2. Der geltend gemachte Unterlassungsanspruch ergibt sich auch nicht aus §§1, 3 UWG. Die Kl. ist ausdrücklich damit einverstanden, daß die Bekl. Links auf die von ihr gestalteten Websites setzt. Sie ist allein der Ansicht, daß ihre Arbeit durch die Art und Weise, in der das geschieht, insbesondere durch den Gestaltungsrahmen, den die Bekl. um die Bildschirmseite legt, ausgenutzt wird, weil bei den Usern der irreführende Eindruck entstehe, daß es sich um Gestaltungen der Bekl. und bei den werbenden Firmen um deren Auftraggeber handele.

Ob dieser Eindruck entsteht, kann die Kammer jedoch nicht feststellen. Die Bekl. hat substantiiert bestritten, daß die User in der von der Kl. geltend gemachten Form irregeführt werden. Sie hat ausgeführt, daß die durchschnittlichen User in Internet aufgrund der angegriffenen Gestaltungsrahmen keinerlei Vorstellung bezüglich der Urheberschaft der Websites und der Auftragsverhältnisse der Werbekunden hegen bzw., daß ihnen, wenn sie einen Link nutzen, klar ist, daß die aufgerufene Website aus einer anderen Domain oder Homepage eines anderen Anbieters stammt. Es ist nicht ausgeschlossen, daß dieser Vortrag der Bekl. zutreffend ist. Gegen eine Irreführung spricht zum Beispiel, daß im Fall des Katalogs der Firma Y die Kl. als Urheberin der Gestaltung auch im Gestaltungsrahmen der Bekl. genannt wird.

Die Kammer kann jedoch die tatsächliche Verkehrsauffassung ohne Inanspruchnahme fremder Hilfe nur beurteilen, wenn ihre Mitglieder selbst den zur Beurteilung berufenen Verkehrskreisen angehören, etwa, wenn es um Gegenstände des täglichen Bedarfs geht, die von jedermann genutzt werden. Kommt es auf Fachwissen in einer Spezialmaterie an, ist die Auskunft eines Sachverständigen erforderlich (vgl. Baumbach/Hefermehl, Wettbewerbsrecht, 19. Aufl., Einl. UWG Rdnr. 250). Obwohl das Internet in letzter Zeit eine starke Verbreitung in weiten Kreisen der Bevölkerung gefunden hat und auch nicht mehr nur im geschäftlichen Verkehr oder von Computerspezialisten genutzt wird, handelt es sich um ein verhältnismäßig junge Erscheinung. Die Kammer verfügt jedenfalls nicht über das erforderliche Fachwissen, um die hier interessierende Verkehrsauffassung festzustellen.

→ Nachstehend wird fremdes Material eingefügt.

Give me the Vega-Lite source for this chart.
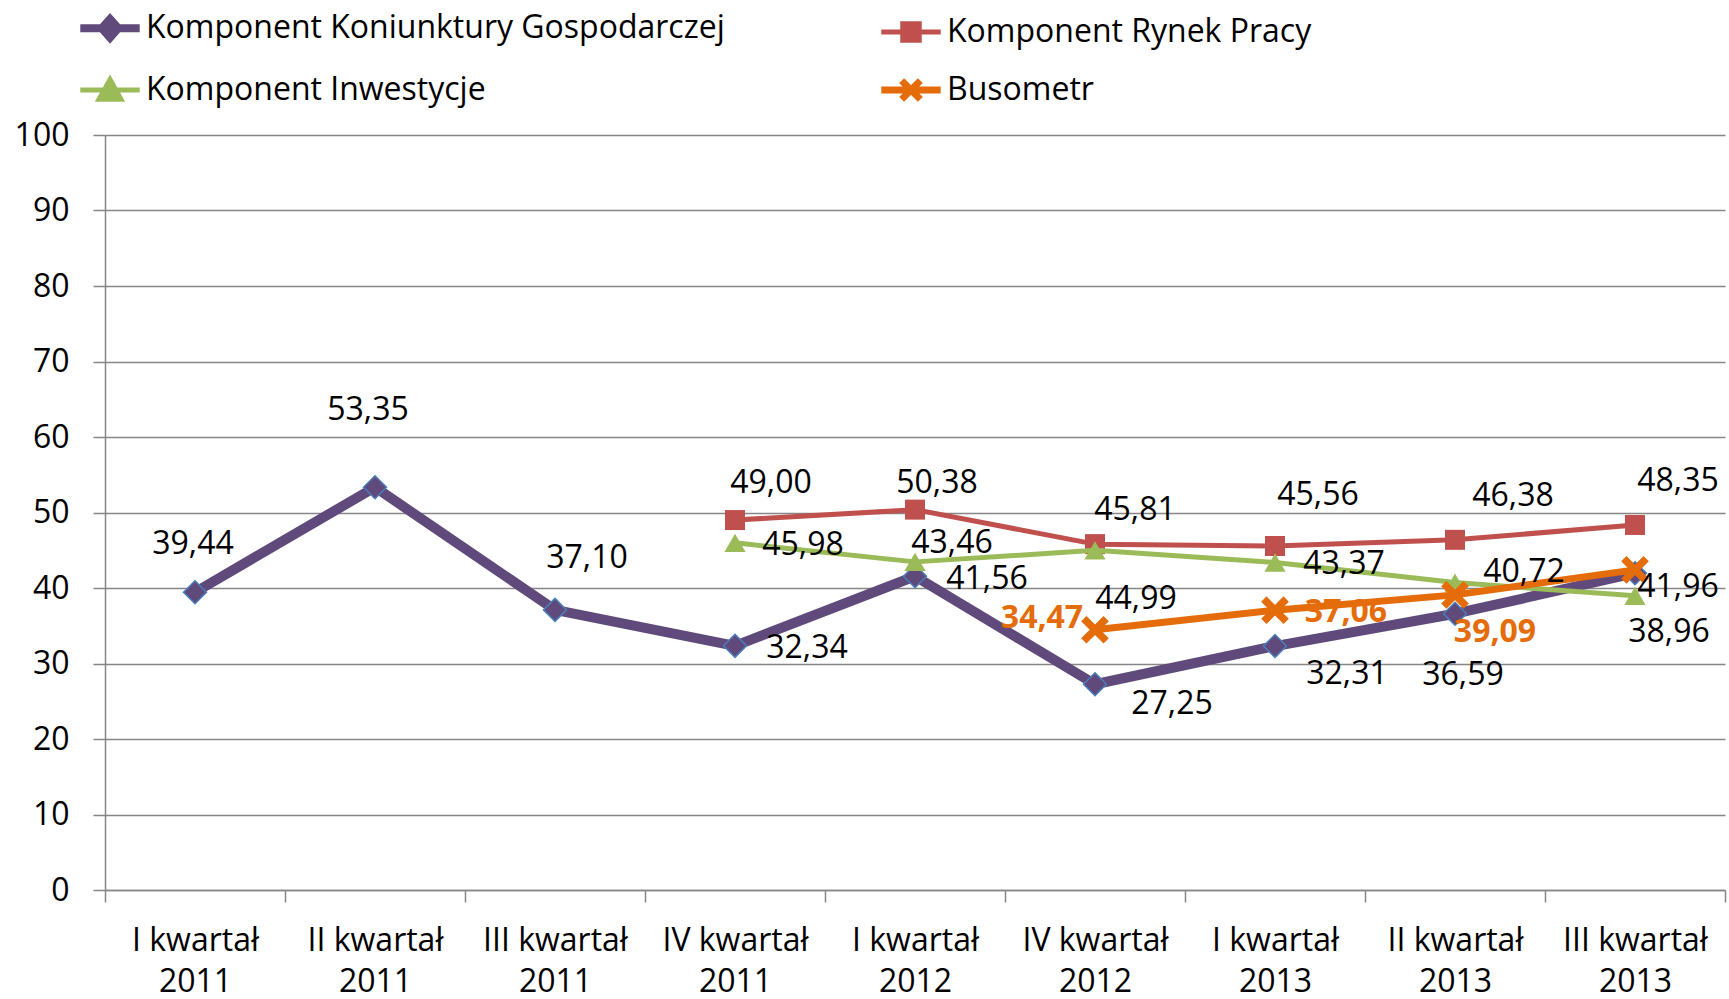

Da das Bestreiten der Bekl. in diesem Punkt erheblich ist, war die Kl. beweispflichtig. Den erforderlichen Beweisantritt durch Gutachten eines Sachverständigen ist sie schuldig geblieben. Eines Hinweises durch das Gericht bedurfte es in diesem Fall nicht, weil der Gegner sich bereits auf die seiner Ansicht nach vorliegende anderslautende Verkehrsauffassung berufen hatte.